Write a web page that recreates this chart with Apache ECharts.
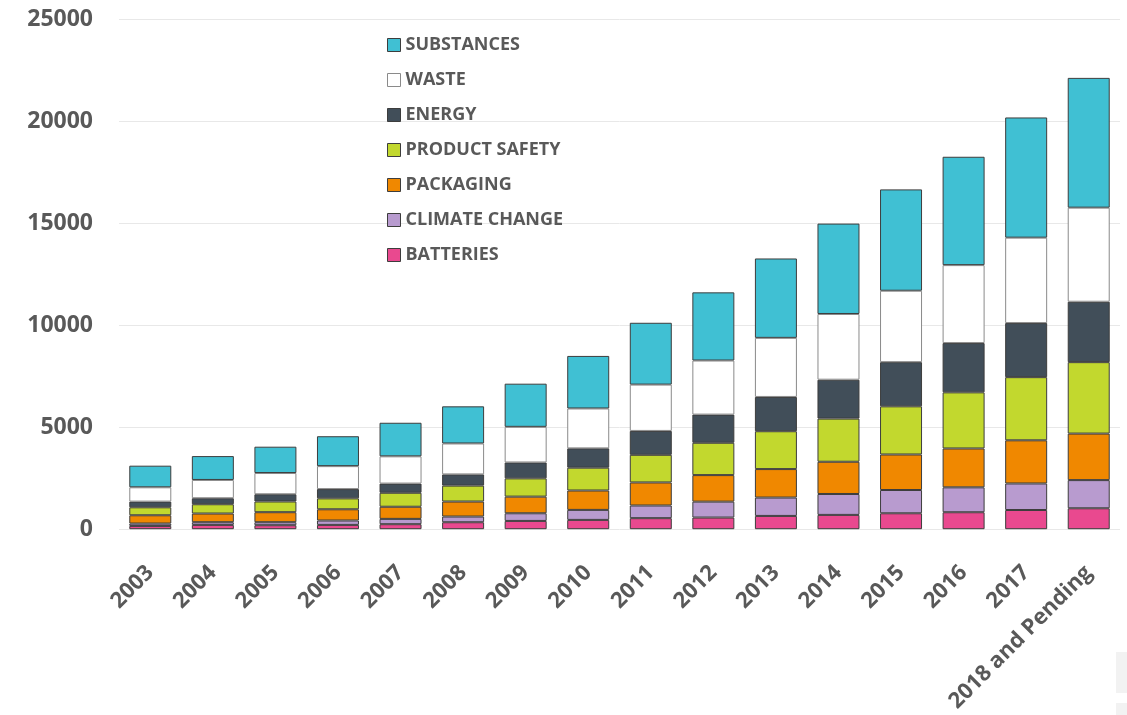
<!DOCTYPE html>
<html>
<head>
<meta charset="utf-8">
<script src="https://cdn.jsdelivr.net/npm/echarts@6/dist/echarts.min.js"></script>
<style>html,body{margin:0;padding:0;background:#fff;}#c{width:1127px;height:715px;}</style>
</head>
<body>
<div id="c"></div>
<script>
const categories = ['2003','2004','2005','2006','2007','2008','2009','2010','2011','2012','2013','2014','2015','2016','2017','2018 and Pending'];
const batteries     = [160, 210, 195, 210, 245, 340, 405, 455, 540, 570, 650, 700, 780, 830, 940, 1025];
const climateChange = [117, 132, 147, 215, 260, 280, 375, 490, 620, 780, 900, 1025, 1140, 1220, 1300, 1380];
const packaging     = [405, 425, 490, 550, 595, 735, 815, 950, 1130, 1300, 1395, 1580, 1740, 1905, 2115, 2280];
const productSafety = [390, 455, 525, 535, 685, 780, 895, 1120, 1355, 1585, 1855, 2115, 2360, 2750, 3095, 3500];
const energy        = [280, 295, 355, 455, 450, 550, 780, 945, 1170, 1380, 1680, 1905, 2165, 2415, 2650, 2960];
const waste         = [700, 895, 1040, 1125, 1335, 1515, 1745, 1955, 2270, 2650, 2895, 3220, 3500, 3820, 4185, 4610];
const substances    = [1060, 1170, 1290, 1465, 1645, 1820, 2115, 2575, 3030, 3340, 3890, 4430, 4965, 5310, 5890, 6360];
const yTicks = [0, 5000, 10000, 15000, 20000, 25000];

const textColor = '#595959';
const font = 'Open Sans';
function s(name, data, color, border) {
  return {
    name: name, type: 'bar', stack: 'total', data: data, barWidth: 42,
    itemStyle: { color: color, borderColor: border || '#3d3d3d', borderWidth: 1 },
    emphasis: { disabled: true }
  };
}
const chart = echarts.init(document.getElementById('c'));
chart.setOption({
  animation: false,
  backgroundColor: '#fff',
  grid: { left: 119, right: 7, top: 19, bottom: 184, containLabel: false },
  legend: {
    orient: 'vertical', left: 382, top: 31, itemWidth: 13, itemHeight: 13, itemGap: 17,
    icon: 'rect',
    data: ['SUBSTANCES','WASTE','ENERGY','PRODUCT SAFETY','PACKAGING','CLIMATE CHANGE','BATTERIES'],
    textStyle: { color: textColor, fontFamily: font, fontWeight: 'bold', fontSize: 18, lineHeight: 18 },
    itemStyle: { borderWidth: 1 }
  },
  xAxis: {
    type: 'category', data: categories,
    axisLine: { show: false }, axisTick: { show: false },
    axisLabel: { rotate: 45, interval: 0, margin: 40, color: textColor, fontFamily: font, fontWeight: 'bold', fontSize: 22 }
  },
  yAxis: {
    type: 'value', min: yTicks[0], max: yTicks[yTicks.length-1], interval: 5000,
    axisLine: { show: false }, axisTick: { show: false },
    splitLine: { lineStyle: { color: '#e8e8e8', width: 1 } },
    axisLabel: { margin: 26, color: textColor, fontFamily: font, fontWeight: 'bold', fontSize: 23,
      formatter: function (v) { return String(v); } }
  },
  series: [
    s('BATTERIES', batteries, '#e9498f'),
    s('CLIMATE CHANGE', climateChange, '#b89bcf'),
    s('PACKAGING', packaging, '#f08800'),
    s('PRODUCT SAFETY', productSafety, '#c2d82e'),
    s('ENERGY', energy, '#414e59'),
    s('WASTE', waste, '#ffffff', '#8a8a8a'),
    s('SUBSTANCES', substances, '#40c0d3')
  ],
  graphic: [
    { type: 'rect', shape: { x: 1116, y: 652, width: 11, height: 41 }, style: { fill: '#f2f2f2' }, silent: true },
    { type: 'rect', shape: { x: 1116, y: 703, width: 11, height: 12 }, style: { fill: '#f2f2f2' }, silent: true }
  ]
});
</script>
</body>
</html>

##########

> What you will do
Copy out each line word for word, please, skipping the images.

> Correct response
Write a web page that recreates this chart with Apache ECharts.
<!DOCTYPE html>
<html>
<head>
<meta charset="utf-8">
<script src="https://cdn.jsdelivr.net/npm/echarts@6/dist/echarts.min.js"></script>
<style>html,body{margin:0;padding:0;background:#fff;}#c{width:1127px;height:715px;}</style>
</head>
<body>
<div id="c"></div>
<script>
const categories = ['2003','2004','2005','2006','2007','2008','2009','2010','2011','2012','2013','2014','2015','2016','2017','2018 and Pending'];
const batteries     = [160, 210, 195, 210, 245, 340, 405, 455, 540, 570, 650, 700, 780, 830, 940, 1025];
const climateChange = [117, 132, 147, 215, 260, 280, 375, 490, 620, 780, 900, 1025, 1140, 1220, 1300, 1380];
const packaging     = [405, 425, 490, 550, 595, 735, 815, 950, 1130, 1300, 1395, 1580, 1740, 1905, 2115, 2280];
const productSafety = [390, 455, 525, 535, 685, 780, 895, 1120, 1355, 1585, 1855, 2115, 2360, 2750, 3095, 3500];
const energy        = [280, 295, 355, 455, 450, 550, 780, 945, 1170, 1380, 1680, 1905, 2165, 2415, 2650, 2960];
const waste         = [700, 895, 1040, 1125, 1335, 1515, 1745, 1955, 2270, 2650, 2895, 3220, 3500, 3820, 4185, 4610];
const substances    = [1060, 1170, 1290, 1465, 1645, 1820, 2115, 2575, 3030, 3340, 3890, 4430, 4965, 5310, 5890, 6360];
const yTicks = [0, 5000, 10000, 15000, 20000, 25000];

const textColor = '#595959';
const font = 'Open Sans';
function s(name, data, color, border) {
  return {
    name: name, type: 'bar', stack: 'total', data: data, barWidth: 42,
    itemStyle: { color: color, borderColor: border || '#3d3d3d', borderWidth: 1 },
    emphasis: { disabled: true }
  };
}
const chart = echarts.init(document.getElementById('c'));
chart.setOption({
  animation: false,
  backgroundColor: '#fff',
  grid: { left: 119, right: 7, top: 19, bottom: 184, containLabel: false },
  legend: {
    orient: 'vertical', left: 382, top: 31, itemWidth: 13, itemHeight: 13, itemGap: 17,
    icon: 'rect',
    data: ['SUBSTANCES','WASTE','ENERGY','PRODUCT SAFETY','PACKAGING','CLIMATE CHANGE','BATTERIES'],
    textStyle: { color: textColor, fontFamily: font, fontWeight: 'bold', fontSize: 18, lineHeight: 18 },
    itemStyle: { borderWidth: 1 }
  },
  xAxis: {
    type: 'category', data: categories,
    axisLine: { show: false }, axisTick: { show: false },
    axisLabel: { rotate: 45, interval: 0, margin: 40, color: textColor, fontFamily: font, fontWeight: 'bold', fontSize: 22 }
  },
  yAxis: {
    type: 'value', min: yTicks[0], max: yTicks[yTicks.length-1], interval: 5000,
    axisLine: { show: false }, axisTick: { show: false },
    splitLine: { lineStyle: { color: '#e8e8e8', width: 1 } },
    axisLabel: { margin: 26, color: textColor, fontFamily: font, fontWeight: 'bold', fontSize: 23,
      formatter: function (v) { return String(v); } }
  },
  series: [
    s('BATTERIES', batteries, '#e9498f'),
    s('CLIMATE CHANGE', climateChange, '#b89bcf'),
    s('PACKAGING', packaging, '#f08800'),
    s('PRODUCT SAFETY', productSafety, '#c2d82e'),
    s('ENERGY', energy, '#414e59'),
    s('WASTE', waste, '#ffffff', '#8a8a8a'),
    s('SUBSTANCES', substances, '#40c0d3')
  ],
  graphic: [
    { type: 'rect', shape: { x: 1116, y: 652, width: 11, height: 41 }, style: { fill: '#f2f2f2' }, silent: true },
    { type: 'rect', shape: { x: 1116, y: 703, width: 11, height: 12 }, style: { fill: '#f2f2f2' }, silent: true }
  ]
});
</script>
</body>
</html>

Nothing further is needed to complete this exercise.